Диодор делает историю постройки гавани вполне аналогичной истории постройки стен: 1) постройка производится в самое короткое время; слова употреблены в описаниях обеих построек чуть ли не те же самые 2) Для сохранения секрета Фемистокл говорит о своем плане только βουλή, точно также как она одна была посвящена в тайну той хитрости, благодаря которой удалась постройка стен. 3) Фемистокл опять таки старается обмануть Лакедемонян — но у нашего автора не хватило изобретательности: весь обман Фемистокла заключается в том, что он говорит им вещь в существенном совершенно верную — «полезно для Эллады иметь на случай нападения со стороны царя хорошую гавань». Этим он Спартанцев ἀμβλοτέρους ἐποίησε [запутал].

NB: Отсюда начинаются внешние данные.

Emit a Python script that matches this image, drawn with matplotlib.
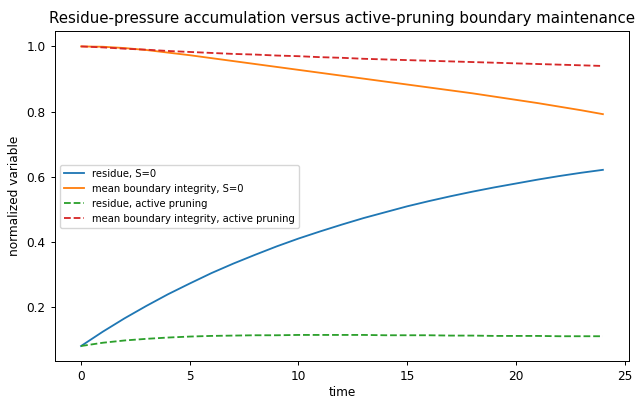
import numpy as np
import matplotlib
matplotlib.use("Agg")
import matplotlib.pyplot as plt

# values, one per time step
time = list(range(0, 25))

residue_s0 = [0.080, 0.124, 0.165, 0.203, 0.239, 0.272, 0.304, 0.333, 0.360,
              0.386, 0.410, 0.432, 0.453, 0.473, 0.491, 0.509, 0.525, 0.540,
              0.554, 0.567, 0.579, 0.591, 0.602, 0.612, 0.621]

integrity_s0 = [1.000, 0.999, 0.995, 0.989, 0.981, 0.973, 0.964, 0.955, 0.946,
                0.937, 0.928, 0.919, 0.910, 0.901, 0.892, 0.883, 0.874, 0.865,
                0.856, 0.846, 0.836, 0.826, 0.815, 0.804, 0.792]

residue_pruning = [0.080, 0.090, 0.097, 0.102, 0.106, 0.109, 0.111, 0.112, 0.113,
                   0.113, 0.114, 0.114, 0.114, 0.114, 0.113, 0.113, 0.113, 0.112,
                   0.112, 0.111, 0.111, 0.111, 0.110, 0.110, 0.110]

integrity_pruning = [1.000, 0.997, 0.993, 0.990, 0.986, 0.983, 0.980, 0.977, 0.975,
                     0.972, 0.970, 0.967, 0.965, 0.962, 0.960, 0.958, 0.956, 0.954,
                     0.952, 0.950, 0.948, 0.946, 0.944, 0.942, 0.940]

# the reference looks like a larger figure scaled down, so shrink text and lines
s = 0.876
plt.rcParams.update({
    "font.size": 10 * s,
    "lines.linewidth": 1.5 * s,
    "axes.linewidth": 0.8 * s,
    "xtick.major.size": 3.5 * s,
    "ytick.major.size": 3.5 * s,
    "xtick.major.width": 0.8 * s,
    "ytick.major.width": 0.8 * s,
})

fig = plt.figure(figsize=(6.37, 3.98), dpi=100)
ax = fig.add_axes([0.0863, 0.093, 0.9011, 0.828])

ax.plot(time, residue_s0, label="residue, S=0")
ax.plot(time, integrity_s0, label="mean boundary integrity, S=0")
ax.plot(time, residue_pruning, "--", label="residue, active pruning")
ax.plot(time, integrity_pruning, "--", label="mean boundary integrity, active pruning")

ax.set_xlabel("time", labelpad=2)
ax.set_ylabel("normalized variable")
ax.set_title("Residue-pressure accumulation versus active-pruning boundary maintenance",
             fontsize=10.8)
ax.legend(loc="center left", fontsize=7.2)

fig.savefig("out.png", dpi=100)
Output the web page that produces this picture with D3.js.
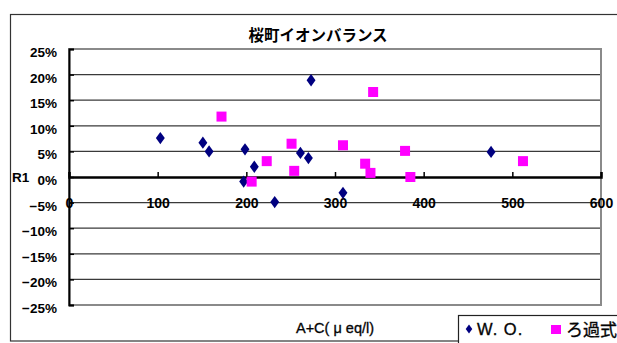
<!DOCTYPE html>
<html>
<head>
<meta charset="utf-8">
<script src="https://cdn.jsdelivr.net/npm/d3@7"></script>
<style>
  html, body { margin: 0; padding: 0; background: #fff; }
  svg { display: block; }
  text { font-family: "Liberation Sans", Arial, "Noto Sans CJK JP", sans-serif; fill: #000; }
  .jp { font-family: "Noto Sans CJK JP", "Liberation Sans", sans-serif; }
  .heavy { stroke: #111; stroke-width: 0.35px; }
</style>
</head>
<body>
<svg id="chart" width="617" height="343"></svg>
<script>
// W. O. series: A+C (μeq/l) and ion balance R1 (%)
const woX = [103, 151, 158, 197, 198.5, 209, 232, 261, 270, 273, 309, 476];
const woY = [7.6, 6.7, 5.0, -0.9, 5.4, 2.0, -4.9, 4.7, 3.7, 18.9, -3.1, 4.9];
// ろ過式 series
const roX = [172, 206, 223, 251, 254, 309, 334, 340, 343, 379, 385, 512];
const roY = [11.8, -0.9, 3.1, 6.5, 1.2, 6.2, 2.6, 0.8, 16.6, 5.1, 0.0, 3.1];

const xTicks = [0, 100, 200, 300, 400, 500, 600];
const yTicks = [25, 20, 15, 10, 5, 0, -5, -10, -15, -20, -25];

const title = "桜町イオンバランス";
const xTitle = "A+C( μ eq/l)";
const yTitle = "R1";
const seriesNames = ["W. O.", "ろ過式"];

const svg = d3.select("#chart");
const plot = { left: 69, right: 601, top: 49, bottom: 305 };

const x = d3.scaleLinear().domain([0, 600]).range([plot.left, plot.right]);
const y = d3.scaleLinear().domain([-25, 25]).range([plot.bottom, plot.top]);

// outer chart frame
svg.append("rect")
  .attr("x", 10.5).attr("y", 14.5)
  .attr("width", 640).attr("height", 326.5)
  .attr("fill", "none").attr("stroke", "#333").attr("stroke-width", 1.2);

// title
svg.append("text").attr("class", "jp")
  .attr("x", 318).attr("y", 41)
  .attr("text-anchor", "middle")
  .attr("font-size", 15.5).attr("font-weight", "bold")
  .text(title);

// horizontal gridlines
svg.append("g").selectAll("line")
  .data(yTicks.filter(v => v !== 0 && Math.abs(v) !== 25))
  .join("line")
  .attr("x1", plot.left).attr("x2", plot.right)
  .attr("y1", d => y(d)).attr("y2", d => y(d))
  .attr("stroke", "#3a3a3a").attr("stroke-width", 1.2);

// plot area border
svg.append("rect")
  .attr("x", plot.left).attr("y", plot.top)
  .attr("width", plot.right - plot.left).attr("height", plot.bottom - plot.top)
  .attr("fill", "none").attr("stroke", "#8a8a8a").attr("stroke-width", 2);

// y axis: labels on the left, short inward ticks
const yAxis = d3.axisLeft(y)
  .tickValues(yTicks)
  .tickSize(-5)
  .tickPadding(12)
  .tickFormat(d => (d < 0 ? "−" + Math.abs(d) : d) + "%");
const gy = svg.append("g").attr("transform", `translate(${plot.left},0)`).call(yAxis);
gy.select(".domain").attr("stroke", "#000").attr("stroke-width", 2);
gy.selectAll(".tick line").attr("stroke", "#000").attr("stroke-width", 1.5);
gy.selectAll(".tick text")
  .attr("font-size", 13.5).attr("font-weight", "bold")
  .attr("font-family", "Liberation Sans, Arial, sans-serif")
  .attr("dy", "0.55em").attr("fill", "#222");

// y axis title
svg.append("text")
  .attr("x", 12).attr("y", 182)
  .attr("font-size", 13.5).attr("font-weight", "bold").attr("fill", "#222")
  .text(yTitle);

// x axis at R1 = 0, ticks pointing up, labels below
const xAxis = d3.axisBottom(x)
  .tickValues(xTicks)
  .tickSize(-5)
  .tickPadding(21)
  .tickFormat(d3.format("d"));
const gx = svg.append("g").attr("transform", `translate(0,${y(0)})`).call(xAxis);
gx.select(".domain").attr("stroke", "#000").attr("stroke-width", 2.5);
gx.selectAll(".tick line").attr("stroke", "#000").attr("stroke-width", 1.5);
gx.selectAll(".tick text")
  .attr("font-size", 14).attr("font-weight", "bold")
  .attr("font-family", "Liberation Sans, Arial, sans-serif")
  .attr("fill", "#222");

// x axis title
svg.append("text").attr("class", "heavy")
  .attr("x", 335).attr("y", 333)
  .attr("text-anchor", "middle")
  .attr("font-size", 14.5).attr("fill", "#111")
  .text(xTitle);

// markers
const diamond = d3.symbol().type(d3.symbolDiamond).size(44);
svg.append("g").selectAll("path")
  .data(woX.map((v, i) => [v, woY[i]]))
  .join("path")
  .attr("d", diamond)
  .attr("transform", d => `translate(${x(d[0])},${y(d[1])}) scale(1.25,1)`)
  .attr("fill", "#000080");

const sq = 10;
svg.append("g").selectAll("rect")
  .data(roX.map((v, i) => [v, roY[i]]))
  .join("rect")
  .attr("x", d => x(d[0]) - sq / 2).attr("y", d => y(d[1]) - sq / 2)
  .attr("width", sq).attr("height", sq)
  .attr("fill", "#ff00ff");

// legend
const lg = svg.append("g");
lg.append("rect")
  .attr("x", 458.5).attr("y", 315.5)
  .attr("width", 200).attr("height", 40)
  .attr("fill", "#fff").attr("stroke", "#222").attr("stroke-width", 1.2);
lg.append("path")
  .attr("d", d3.symbol().type(d3.symbolDiamond).size(24))
  .attr("transform", "translate(469,329) scale(1.25,1)")
  .attr("fill", "#000080");
lg.append("text").attr("class", "heavy")
  .attr("x", 477).attr("y", 335)
  .attr("font-size", 16.5).attr("letter-spacing", 1)
  .attr("fill", "#111")
  .text(seriesNames[0]);
lg.append("rect")
  .attr("x", 551).attr("y", 325).attr("width", 10).attr("height", 9)
  .attr("fill", "#ff00ff");
lg.append("text").attr("class", "jp heavy")
  .attr("x", 566).attr("y", 336)
  .attr("font-size", 17).attr("fill", "#111")
  .text(seriesNames[1]);
</script>
</body>
</html>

Очевидно, мы имеем вариант, выросший на основании Фукидидовского рассказа, риторически развитый и расширенный на основании аналогичных рассказов, едва ли правильно поставленных в настоящую связь. Едва ли однако мы можем отнести это расширение рассказа целиком на счет Диодора. Интересно, что в своем месте (XI. 37. 2) Диодор говорит об освобождении Ионян и Эолян — здесь освобожденными считаются одни только Ионяне — , остальные только будут при их помощи освобождены.


[1] Rhein. Mus. 40 стр.62.
[2] Das Perikleische Zeitalter II стр.300.
[3] Cp. Bauer, Plutarcbs Themist. für quellenkritische Uehungen — таблица. A. Schäfer, Rhein. Mus. 34 стр.616. Bauer, Themistocles стр.106 слл.
[4] Cp. Schäfer 1. 1., который, верно подметив эту особенность тона, не указал однако и на черты близости Диодора к Фукидиду.
[5] Cp. Bauer, Themistocles u. s. w. a 1.